Priority: P4 — multi-monitor support. Important but not urgent. Effort: ~500 lines.


Feature 7: HDMI/DP Audio

Linux Pattern

Three-layer audio stack:

  • HDA controller: CORB/RIRB command rings, stream descriptors, DMA engine
  • ELD (EDID-Like Data): retrieved from display sink, programs audio infoframe
  • Audio infoframe: HDMI/DP specific, carries channel count, sample rate, speaker allocation

Redox Assessment

Partially feasible. Prerequisites partially met:

  • Intel HDA driver (ihdad) exists in local/sources/base/drivers/audio/ihdad/
  • audiod mixer daemon exists with scheme:audio and scheme:audiohw
  • USB Audio daemon (redbear-usbaudiod) is a stub — must be replaced with real UAC driver
  • No ALSA compatibility layer

Redox Implementation

Not recommended for immediate implementation. The audio stack needs:

  1. Real USB Audio Class driver (replace redbear-usbaudiod stub) — ~500 lines
  2. Audio infoframe programming in HDMI/DP output path — ~200 lines
  3. ELD retrieval from display sink via DP AUX — ~100 lines
  4. Integration with existing audiod mixer

Priority: P5 — blocked on USB audio driver completion. Effort: ~800 lines across multiple daemons.

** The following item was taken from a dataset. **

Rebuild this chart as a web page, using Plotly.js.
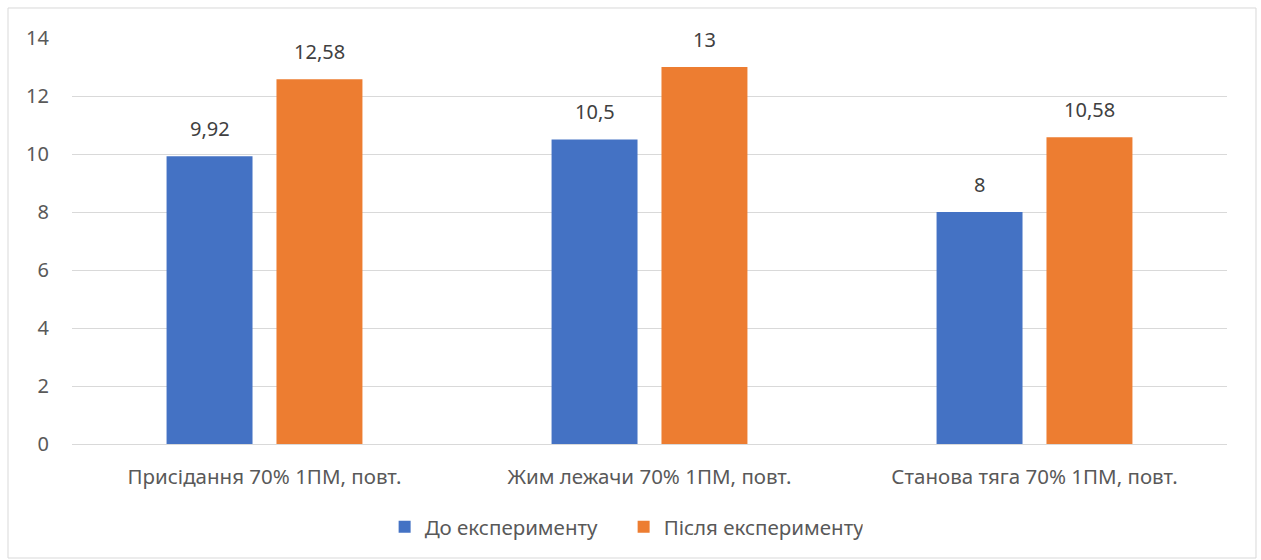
<!DOCTYPE html>
<html>
<head>
<meta charset="utf-8">
<script src="https://cdn.plot.ly/plotly-3.0.1.min.js"></script>
<style>html,body{margin:0;padding:0;background:#fff;}#chart{width:1261px;height:560px;}</style>
</head>
<body>
<div id="chart"></div>
<script>
const categories = ["Присідання 70% 1ПМ, повт.", "Жим лежачи 70% 1ПМ, повт.", "Станова тяга 70% 1ПМ, повт."];
const before = [9.92, 10.5, 8];
const after = [12.58, 13, 10.58];
const seriesNames = ["До експерименту", "Після експерименту"];
const yTicks = [0, 2, 4, 6, 8, 10, 12, 14];

const colors = ["#4472C4", "#ED7D31"];
const font = "Noto Sans, Open Sans, sans-serif";
const txt = "#595959";

const fmt = v => String(v).replace('.', ',');

const traces = [before, after].map((vals, i) => ({
  type: 'bar', x: categories, y: vals, name: seriesNames[i],
  marker: {color: colors[i]}, hoverinfo: 'skip'
}));

const annotations = [];
[before, after].forEach((vals, i) => {
  vals.forEach((v, j) => {
    annotations.push({
      x: categories[j], y: v, xref: 'x', yref: 'y', text: fmt(v),
      showarrow: false, xshift: i === 0 ? -55 : 55, yshift: 28,
      font: {family: font, size: 20, color: '#404040'}
    });
  });
});

const layout = {
  width: 1261, height: 560,
  margin: {l: 72, r: 34, t: 38, b: 116},
  paper_bgcolor: '#fff', plot_bgcolor: '#fff',
  barmode: 'group', bargap: 0.429, bargroupgap: 0.218,
  separators: ', ',
  font: {family: font, size: 20, color: txt},
  xaxis: {showgrid: false, showline: false, zeroline: false, ticks: '', ticklabelstandoff: 18, tickfont: {family: font, size: 20.5, color: txt}},
  yaxis: {range: [0, 14], tickvals: yTicks, showgrid: true, gridcolor: '#d9d9d9', gridwidth: 1,
          zeroline: true, zerolinecolor: '#d9d9d9', zerolinewidth: 1, showline: false, ticks: '',
          ticklabelstandoff: 22, tickfont: {family: font, size: 20, color: txt}},
  legend: {orientation: 'h', x: 0.4776, xanchor: 'center', y: -0.204, yanchor: 'middle',
           font: {family: font, size: 20.5, color: txt}, itemwidth: 30, traceorder: 'normal',
           entrywidth: 194, entrywidthmode: 'pixels'},
  annotations: annotations,
  shapes: [{type: 'rect', xref: 'paper', yref: 'paper', x0: -0.0554, x1: 1.0251, y0: -0.2808, y1: 1.0739,
            line: {color: '#d9d9d9', width: 1}, fillcolor: 'rgba(0,0,0,0)', layer: 'below'}]
};

Plotly.newPlot('chart', traces, layout, {displayModeBar: false, staticPlot: true});
</script>
</body>
</html>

Implementation Priority Matrix

Priority Feature Lines New Schemes Prerequisites Met? Impact
P0 dma-fence (in-process) 200 None All met Everything depends on fences
P1 GEM LRU eviction 150 None All met Prevents OOM
P2 GuC firmware 300 None All met Enables Gen9+ GPU scheduling
P2 PSR 200 None DMC + eDP + AUX Laptop power savings
P3 FBC 200 None Stolen mem + fence Memory bandwidth savings
P4 DP MST 500 None DP AUX Multi-monitor support
P5 dma-fence (cross-proc) 500 scheme:syncobj No cross-proc fd passing Cross-driver sync
P5 HDMI/DP audio 800 None (uses existing) USB audio is stub Audio output

Total P0-P3 effort: ~850 lines across 4 new modules. All feasible now with zero new scheme infrastructure.